Mother's Day Heartache Reflections *Edited to Add*

I've spoken here before about Mother's Day and how it's a hard day for me. Each year that has gone by, it's normally gotten harder.

Somehow this year, it was easier.

And it was definitely because we weren't home, weren't in our usual context, and didn't go to church. It was nice to be out of our environment and with my aunt, and my uncle's mom to help them celebrate over breakfast before they left Santa Barbara.



I think the hardest part normally is watching all the other moms at church stand up and get clapped for during the service. I want them to have that recognition, but it doesn't quiet my own sobs.

I am really happy for those in my life who have kids or grandkids, I love hearing their stories, I really am excited when a friend gets pregnant, and I do love to babysit and play with the kids in my life.

I know everyone handles it differently but no matter if you are single and longing to get married and have kids, if you are married and trying to have kids, if you are married and desire kids but your spouse doesn't yet, or whatever else your circumstances are... any sort of heartache or emptiness you're feeling makes Mother's Day really tough.

We're each different and yet we share a similar heartache and brokenness.

In those dark moments, we that much more have to cling to our Savior, and trust that God has a plan for us no matter what. For our good and his glory.

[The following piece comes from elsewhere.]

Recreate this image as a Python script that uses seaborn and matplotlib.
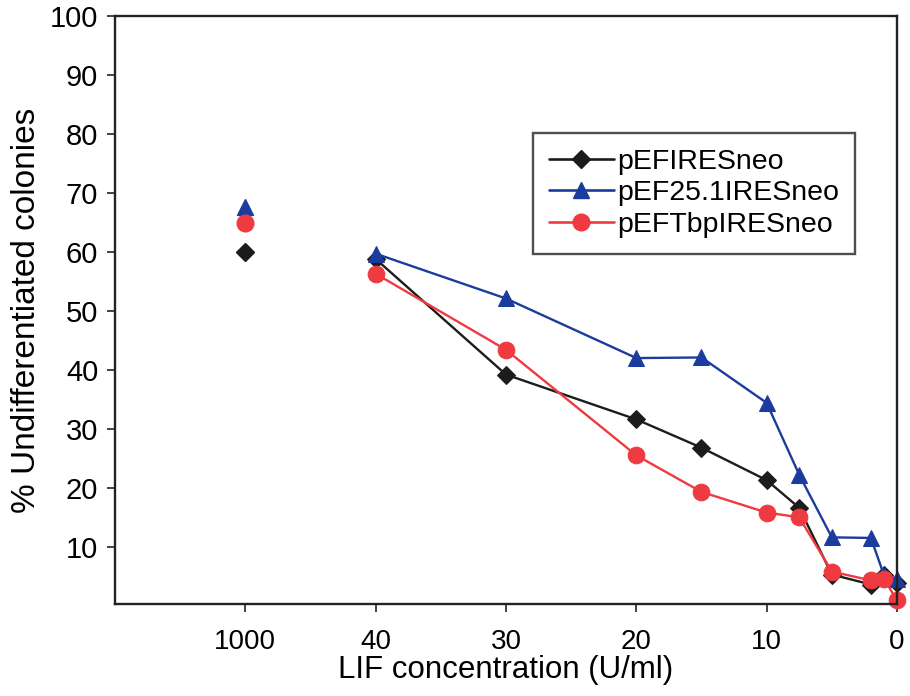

But in those moments is when that is the toughest, and you just want to hide out from life where you can cry and cry and cry.

I know, I understand.

It's really hard.

Honestly another reason this year was easier for me than most is because of a very special note I received from a best friend shortly after waking up in California. It was crazy sweet!!! It helped me realize how important the role I play is in the lives of the kids around me, and in the lives of those parents. The nieces, nephews, and friend's kids in my life mean the world to me. I can't imagine my life without them.



Whether or not I ever birth kids or adopt them is completely in God's control. And I'm doing better with that than I have in year's past.

In the meantime, I celebrate the role I get to play in the lives of kids who aren't my own, but are very close to my heart.


Hang in there friends. In the end, waiting on and trusting in God is always more rewarding than if we'd gotten it our own way. His timing is perfect and he will give you the strength to press on.

Enjoy the moments you have in life now before they are gone.